Within the records that follow, restate exactly the lines from the line with "Rebuild this chart" down to the line with "splitColors.push('#808080');", including both. Omit the pictures.
──────── Input data ────────
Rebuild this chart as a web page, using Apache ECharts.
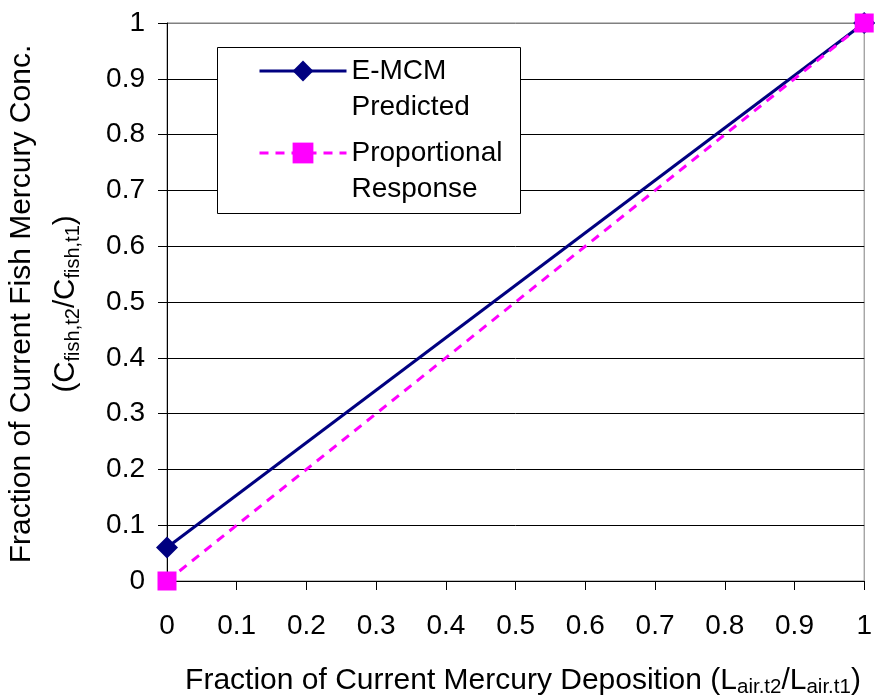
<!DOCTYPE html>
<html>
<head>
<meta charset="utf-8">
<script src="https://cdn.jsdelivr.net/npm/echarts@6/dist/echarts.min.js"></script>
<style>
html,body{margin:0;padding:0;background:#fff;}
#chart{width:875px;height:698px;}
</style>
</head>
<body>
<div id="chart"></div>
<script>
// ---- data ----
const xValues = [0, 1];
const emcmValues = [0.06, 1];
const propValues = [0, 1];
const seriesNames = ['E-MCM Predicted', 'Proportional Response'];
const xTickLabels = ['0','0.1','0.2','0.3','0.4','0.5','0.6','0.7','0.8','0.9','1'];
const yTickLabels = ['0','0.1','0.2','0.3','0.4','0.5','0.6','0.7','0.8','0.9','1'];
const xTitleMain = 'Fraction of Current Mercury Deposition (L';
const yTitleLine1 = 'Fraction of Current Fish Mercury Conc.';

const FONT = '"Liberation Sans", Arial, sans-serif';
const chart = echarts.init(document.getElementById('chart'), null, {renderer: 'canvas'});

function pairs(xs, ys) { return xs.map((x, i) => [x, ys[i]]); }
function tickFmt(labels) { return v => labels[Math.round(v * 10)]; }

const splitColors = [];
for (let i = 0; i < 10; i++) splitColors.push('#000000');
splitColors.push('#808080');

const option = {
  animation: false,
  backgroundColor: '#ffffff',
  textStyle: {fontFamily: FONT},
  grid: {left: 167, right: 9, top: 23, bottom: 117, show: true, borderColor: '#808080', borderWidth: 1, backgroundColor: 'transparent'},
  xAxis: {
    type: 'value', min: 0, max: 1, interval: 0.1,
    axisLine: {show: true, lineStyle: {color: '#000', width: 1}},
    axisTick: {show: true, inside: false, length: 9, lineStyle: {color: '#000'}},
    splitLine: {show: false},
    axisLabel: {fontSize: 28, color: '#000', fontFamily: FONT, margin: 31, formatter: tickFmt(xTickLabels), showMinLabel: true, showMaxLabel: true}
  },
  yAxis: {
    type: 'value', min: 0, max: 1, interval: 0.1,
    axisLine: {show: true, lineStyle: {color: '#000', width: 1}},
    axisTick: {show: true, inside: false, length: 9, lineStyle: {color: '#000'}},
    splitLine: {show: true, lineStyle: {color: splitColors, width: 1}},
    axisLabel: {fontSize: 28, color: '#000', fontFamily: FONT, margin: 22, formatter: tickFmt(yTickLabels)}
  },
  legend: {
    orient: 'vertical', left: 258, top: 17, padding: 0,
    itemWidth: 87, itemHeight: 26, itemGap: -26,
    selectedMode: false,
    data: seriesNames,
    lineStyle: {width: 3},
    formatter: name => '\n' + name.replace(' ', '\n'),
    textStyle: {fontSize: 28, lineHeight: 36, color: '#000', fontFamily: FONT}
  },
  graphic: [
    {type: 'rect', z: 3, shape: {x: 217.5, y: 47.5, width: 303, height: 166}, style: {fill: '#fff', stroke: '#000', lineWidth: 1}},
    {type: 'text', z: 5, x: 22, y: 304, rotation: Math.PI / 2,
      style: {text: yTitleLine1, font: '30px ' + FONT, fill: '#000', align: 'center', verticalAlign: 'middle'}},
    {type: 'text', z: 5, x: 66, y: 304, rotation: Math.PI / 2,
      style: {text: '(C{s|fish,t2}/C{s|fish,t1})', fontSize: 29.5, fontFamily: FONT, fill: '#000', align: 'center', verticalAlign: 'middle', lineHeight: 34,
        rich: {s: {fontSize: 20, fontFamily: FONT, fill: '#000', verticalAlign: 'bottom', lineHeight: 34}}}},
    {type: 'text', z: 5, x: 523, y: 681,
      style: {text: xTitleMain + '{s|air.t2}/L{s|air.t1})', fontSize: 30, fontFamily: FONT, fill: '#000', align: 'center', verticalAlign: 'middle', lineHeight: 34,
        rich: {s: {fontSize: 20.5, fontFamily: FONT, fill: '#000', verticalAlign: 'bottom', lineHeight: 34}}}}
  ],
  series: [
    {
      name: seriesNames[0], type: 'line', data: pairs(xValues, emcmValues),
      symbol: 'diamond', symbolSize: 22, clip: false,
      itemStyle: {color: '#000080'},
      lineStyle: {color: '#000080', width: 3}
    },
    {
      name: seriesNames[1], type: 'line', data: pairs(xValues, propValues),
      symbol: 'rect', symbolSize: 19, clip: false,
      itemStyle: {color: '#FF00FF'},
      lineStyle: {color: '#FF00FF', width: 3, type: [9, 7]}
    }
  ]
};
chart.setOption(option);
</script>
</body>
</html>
────────
──────── Input data ────────
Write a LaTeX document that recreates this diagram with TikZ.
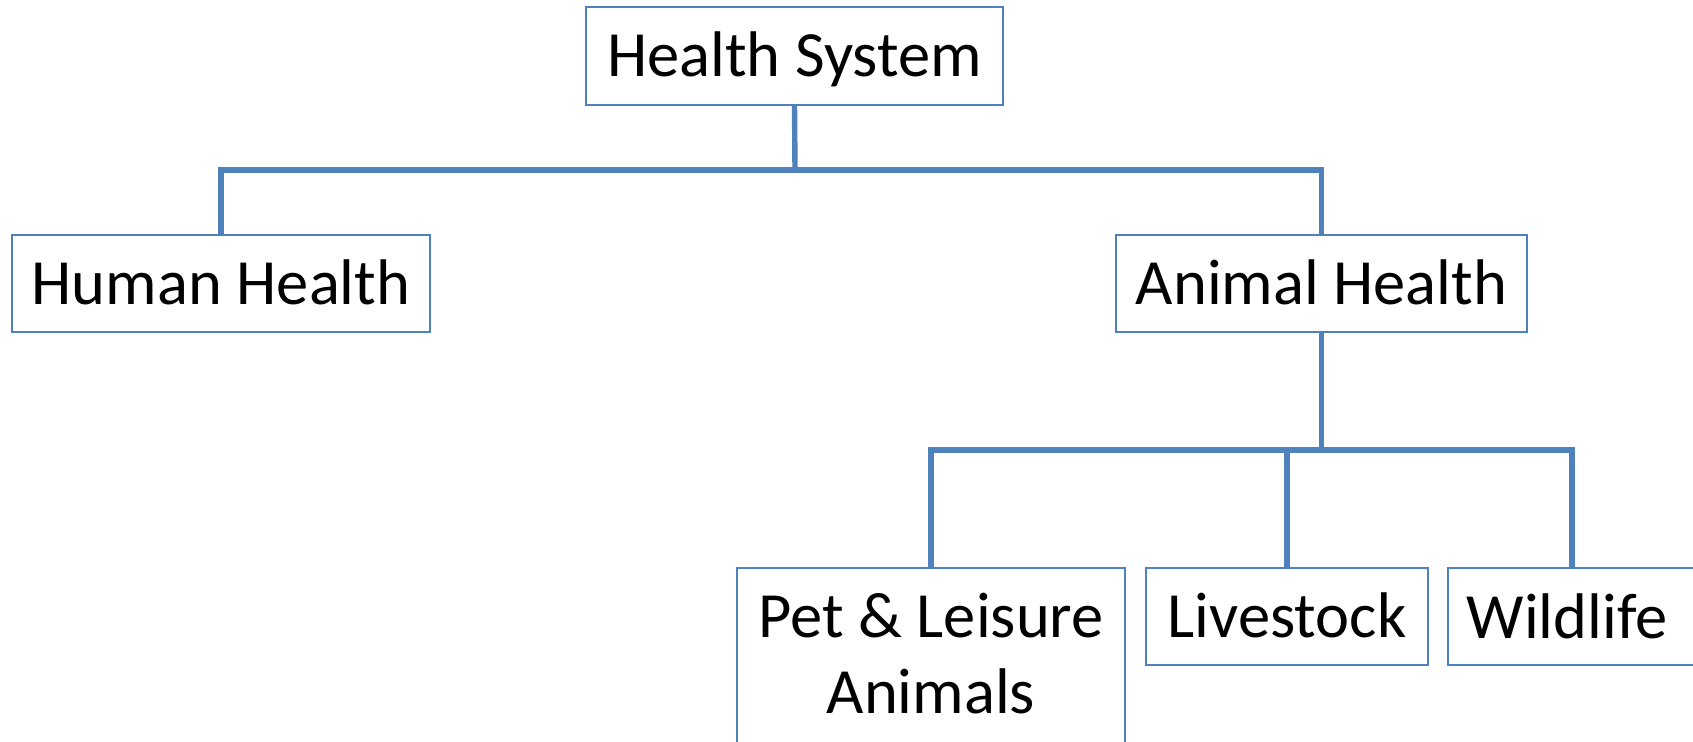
────────
- [The reply]
Rebuild this chart as a web page, using Apache ECharts.
<!DOCTYPE html>
<html>
<head>
<meta charset="utf-8">
<script src="https://cdn.jsdelivr.net/npm/echarts@6/dist/echarts.min.js"></script>
<style>
html,body{margin:0;padding:0;background:#fff;}
#chart{width:875px;height:698px;}
</style>
</head>
<body>
<div id="chart"></div>
<script>
// ---- data ----
const xValues = [0, 1];
const emcmValues = [0.06, 1];
const propValues = [0, 1];
const seriesNames = ['E-MCM Predicted', 'Proportional Response'];
const xTickLabels = ['0','0.1','0.2','0.3','0.4','0.5','0.6','0.7','0.8','0.9','1'];
const yTickLabels = ['0','0.1','0.2','0.3','0.4','0.5','0.6','0.7','0.8','0.9','1'];
const xTitleMain = 'Fraction of Current Mercury Deposition (L';
const yTitleLine1 = 'Fraction of Current Fish Mercury Conc.';

const FONT = '"Liberation Sans", Arial, sans-serif';
const chart = echarts.init(document.getElementById('chart'), null, {renderer: 'canvas'});

function pairs(xs, ys) { return xs.map((x, i) => [x, ys[i]]); }
function tickFmt(labels) { return v => labels[Math.round(v * 10)]; }

const splitColors = [];
for (let i = 0; i < 10; i++) splitColors.push('#000000');
splitColors.push('#808080');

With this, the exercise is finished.